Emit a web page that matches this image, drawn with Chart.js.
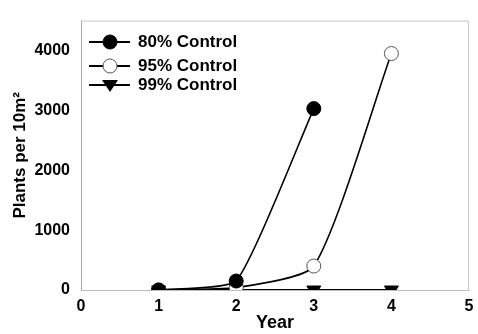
<!DOCTYPE html>
<html>
<head>
<meta charset="utf-8">
<script src="https://cdn.jsdelivr.net/npm/chart.js@4"></script>
<style>
  html, body { margin: 0; padding: 0; background: #fff; }
  #wrap { width: 478px; height: 334px; }
</style>
</head>
<body>
<div id="wrap"><canvas id="chart" width="478" height="334"></canvas></div>
<script>
// ==========================================
// DATA
// ==========================================
const years = [1, 2, 3, 4];

// VARIABLE: control_80 (years 1-3)
const control_80 = [0, 150, 3030];

// VARIABLE: control_95 (years 1-4)
const control_95 = [0, 40, 400, 3950];

// VARIABLE: control_99 (years 1-4)
const control_99 = [0, 0, 0, 0];

const seriesLabels = ['80% Control', '95% Control', '99% Control'];
const xTicks = [0, 1, 2, 3, 4, 5];
const yTicks = [0, 1000, 2000, 3000, 4000];

const toPoints = vals => vals.map((v, i) => ({ x: years[i], y: v }));

const FONT = '"Liberation Sans", Arial, sans-serif';

// ==========================================
// FRAME + LEGEND PLUGIN
// ==========================================
const framePlugin = {
    id: 'frame',
    beforeDatasetsDraw(chart) {
        const { ctx, chartArea: a } = chart;
        ctx.save();
        ctx.strokeStyle = '#c8c8c8';
        ctx.lineWidth = 1;
        ctx.beginPath();
        ctx.moveTo(a.left, a.top + 0.5);
        ctx.lineTo(a.right - 0.5, a.top + 0.5);
        ctx.lineTo(a.right - 0.5, a.bottom);
        ctx.stroke();
        ctx.restore();
    },
    afterDraw(chart) {
        const { ctx } = chart;
        const rows = [42, 66, 85];
        ctx.save();
        chart.data.datasets.forEach((ds, i) => {
            const y = rows[i];
            ctx.strokeStyle = '#000';
            ctx.lineWidth = 2;
            ctx.beginPath();
            ctx.moveTo(89, y);
            ctx.lineTo(130, y);
            ctx.stroke();
            ctx.lineWidth = 1;
            ctx.beginPath();
            if (ds.pointStyle === 'triangle') {
                ctx.moveTo(102, y - 5);
                ctx.lineTo(118, y - 5);
                ctx.lineTo(110, y + 7);
                ctx.closePath();
                ctx.fillStyle = '#000';
                ctx.fill();
            } else {
                ctx.fillStyle = ds.pointBackgroundColor;
                ctx.strokeStyle = ds.pointBorderColor;
                ctx.arc(110, y, 7, 0, Math.PI * 2);
                ctx.fill();
                ctx.stroke();
            }
            ctx.fillStyle = '#000';
            ctx.font = 'bold 17px ' + FONT;
            ctx.textBaseline = 'middle';
            ctx.fillText(seriesLabels[i], 138, y);
        });
        ctx.restore();
    }
};

// ==========================================
// CHART
// ==========================================
new Chart(document.getElementById('chart'), {
    type: 'line',
    data: {
        datasets: [
            {
                label: seriesLabels[0],
                data: toPoints(control_80),
                borderColor: '#000',
                borderWidth: 1.6,
                tension: 0.15,
                pointStyle: 'circle',
                pointRadius: 7,
                pointBackgroundColor: '#000',
                pointBorderColor: '#000',
                pointBorderWidth: 1
            },
            {
                label: seriesLabels[1],
                data: toPoints(control_95),
                borderColor: '#000',
                borderWidth: 1.6,
                tension: 0.2,
                pointStyle: 'circle',
                pointRadius: 7,
                pointBackgroundColor: '#fff',
                pointBorderColor: '#555',
                pointBorderWidth: 1
            },
            {
                label: seriesLabels[2],
                data: toPoints(control_99),
                borderColor: '#000',
                borderWidth: 2,
                tension: 0,
                pointStyle: 'triangle',
                pointRotation: 180,
                pointRadius: 8,
                pointBackgroundColor: '#000',
                pointBorderColor: '#000',
                pointBorderWidth: 1
            }
        ]
    },
    options: {
        responsive: false,
        animation: false,
        layout: { padding: { left: 0, right: 2, top: 15, bottom: 0 } },
        plugins: {
            legend: { display: false },
            tooltip: { enabled: false }
        },
        scales: {
            x: {
                type: 'linear',
                min: 0,
                max: 5,
                afterBuildTicks: s => { s.ticks = xTicks.map(v => ({ value: v })); },
                afterFit: s => { s.height = 44; s.paddingRight = 0; s.paddingLeft = 0; },
                grid: { display: false, drawTicks: false },
                border: { color: '#bdbdbd', width: 1 },
                ticks: {
                    color: '#000',
                    padding: 7,
                    callback: v => String(v),
                    font: { family: FONT, size: 16, weight: 'bold' }
                },
                title: {
                    display: true,
                    text: 'Year',
                    color: '#000',
                    padding: { top: 0, bottom: 0 },
                    font: { family: FONT, size: 18, weight: 'bold' }
                }
            },
            y: {
                min: 0,
                max: 4500,
                afterBuildTicks: s => { s.ticks = yTicks.map(v => ({ value: v })); },
                afterFit: s => { s.width = 81; },
                grid: { display: false, drawTicks: false },
                border: { color: '#a8a8a8', width: 1 },
                ticks: {
                    color: '#000',
                    padding: 11,
                    callback: v => String(v),
                    font: { family: FONT, size: 16, weight: 'bold' }
                },
                title: {
                    display: true,
                    text: 'Plants per 10m\u00B2',
                    color: '#000',
                    padding: { top: 10, bottom: 0 },
                    font: { family: FONT, size: 17, weight: 'bold' }
                }
            }
        }
    },
    plugins: [framePlugin]
});
</script>
</body>
</html>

### Exercise details:
Make an exact copy of the whole listing, but don't bring over any pictures.

### Response for this exercise:
Emit a web page that matches this image, drawn with Chart.js.
<!DOCTYPE html>
<html>
<head>
<meta charset="utf-8">
<script src="https://cdn.jsdelivr.net/npm/chart.js@4"></script>
<style>
  html, body { margin: 0; padding: 0; background: #fff; }
  #wrap { width: 478px; height: 334px; }
</style>
</head>
<body>
<div id="wrap"><canvas id="chart" width="478" height="334"></canvas></div>
<script>
// ==========================================
// DATA
// ==========================================
const years = [1, 2, 3, 4];

// VARIABLE: control_80 (years 1-3)
const control_80 = [0, 150, 3030];

// VARIABLE: control_95 (years 1-4)
const control_95 = [0, 40, 400, 3950];

// VARIABLE: control_99 (years 1-4)
const control_99 = [0, 0, 0, 0];

const seriesLabels = ['80% Control', '95% Control', '99% Control'];
const xTicks = [0, 1, 2, 3, 4, 5];
const yTicks = [0, 1000, 2000, 3000, 4000];

const toPoints = vals => vals.map((v, i) => ({ x: years[i], y: v }));

const FONT = '"Liberation Sans", Arial, sans-serif';

// ==========================================
// FRAME + LEGEND PLUGIN
// ==========================================
const framePlugin = {
    id: 'frame',
    beforeDatasetsDraw(chart) {
        const { ctx, chartArea: a } = chart;
        ctx.save();
        ctx.strokeStyle = '#c8c8c8';
        ctx.lineWidth = 1;
        ctx.beginPath();
        ctx.moveTo(a.left, a.top + 0.5);
        ctx.lineTo(a.right - 0.5, a.top + 0.5);
        ctx.lineTo(a.right - 0.5, a.bottom);
        ctx.stroke();
        ctx.restore();
    },
    afterDraw(chart) {
        const { ctx } = chart;
        const rows = [42, 66, 85];
        ctx.save();
        chart.data.datasets.forEach((ds, i) => {
            const y = rows[i];
            ctx.strokeStyle = '#000';
            ctx.lineWidth = 2;
            ctx.beginPath();
            ctx.moveTo(89, y);
            ctx.lineTo(130, y);
            ctx.stroke();
            ctx.lineWidth = 1;
            ctx.beginPath();
            if (ds.pointStyle === 'triangle') {
                ctx.moveTo(102, y - 5);
                ctx.lineTo(118, y - 5);
                ctx.lineTo(110, y + 7);
                ctx.closePath();
                ctx.fillStyle = '#000';
                ctx.fill();
            } else {
                ctx.fillStyle = ds.pointBackgroundColor;
                ctx.strokeStyle = ds.pointBorderColor;
                ctx.arc(110, y, 7, 0, Math.PI * 2);
                ctx.fill();
                ctx.stroke();
            }
            ctx.fillStyle = '#000';
            ctx.font = 'bold 17px ' + FONT;
            ctx.textBaseline = 'middle';
            ctx.fillText(seriesLabels[i], 138, y);
        });
        ctx.restore();
    }
};

// ==========================================
// CHART
// ==========================================
new Chart(document.getElementById('chart'), {
    type: 'line',
    data: {
        datasets: [
            {
                label: seriesLabels[0],
                data: toPoints(control_80),
                borderColor: '#000',
                borderWidth: 1.6,
                tension: 0.15,
                pointStyle: 'circle',
                pointRadius: 7,
                pointBackgroundColor: '#000',
                pointBorderColor: '#000',
                pointBorderWidth: 1
            },
            {
                label: seriesLabels[1],
                data: toPoints(control_95),
                borderColor: '#000',
                borderWidth: 1.6,
                tension: 0.2,
                pointStyle: 'circle',
                pointRadius: 7,
                pointBackgroundColor: '#fff',
                pointBorderColor: '#555',
                pointBorderWidth: 1
            },
            {
                label: seriesLabels[2],
                data: toPoints(control_99),
                borderColor: '#000',
                borderWidth: 2,
                tension: 0,
                pointStyle: 'triangle',
                pointRotation: 180,
                pointRadius: 8,
                pointBackgroundColor: '#000',
                pointBorderColor: '#000',
                pointBorderWidth: 1
            }
        ]
    },
    options: {
        responsive: false,
        animation: false,
        layout: { padding: { left: 0, right: 2, top: 15, bottom: 0 } },
        plugins: {
            legend: { display: false },
            tooltip: { enabled: false }
        },
        scales: {
            x: {
                type: 'linear',
                min: 0,
                max: 5,
                afterBuildTicks: s => { s.ticks = xTicks.map(v => ({ value: v })); },
                afterFit: s => { s.height = 44; s.paddingRight = 0; s.paddingLeft = 0; },
                grid: { display: false, drawTicks: false },
                border: { color: '#bdbdbd', width: 1 },
                ticks: {
                    color: '#000',
                    padding: 7,
                    callback: v => String(v),
                    font: { family: FONT, size: 16, weight: 'bold' }
                },
                title: {
                    display: true,
                    text: 'Year',
                    color: '#000',
                    padding: { top: 0, bottom: 0 },
                    font: { family: FONT, size: 18, weight: 'bold' }
                }
            },
            y: {
                min: 0,
                max: 4500,
                afterBuildTicks: s => { s.ticks = yTicks.map(v => ({ value: v })); },
                afterFit: s => { s.width = 81; },
                grid: { display: false, drawTicks: false },
                border: { color: '#a8a8a8', width: 1 },
                ticks: {
                    color: '#000',
                    padding: 11,
                    callback: v => String(v),
                    font: { family: FONT, size: 16, weight: 'bold' }
                },
                title: {
                    display: true,
                    text: 'Plants per 10m\u00B2',
                    color: '#000',
                    padding: { top: 10, bottom: 0 },
                    font: { family: FONT, size: 17, weight: 'bold' }
                }
            }
        }
    },
    plugins: [framePlugin]
});
</script>
</body>
</html>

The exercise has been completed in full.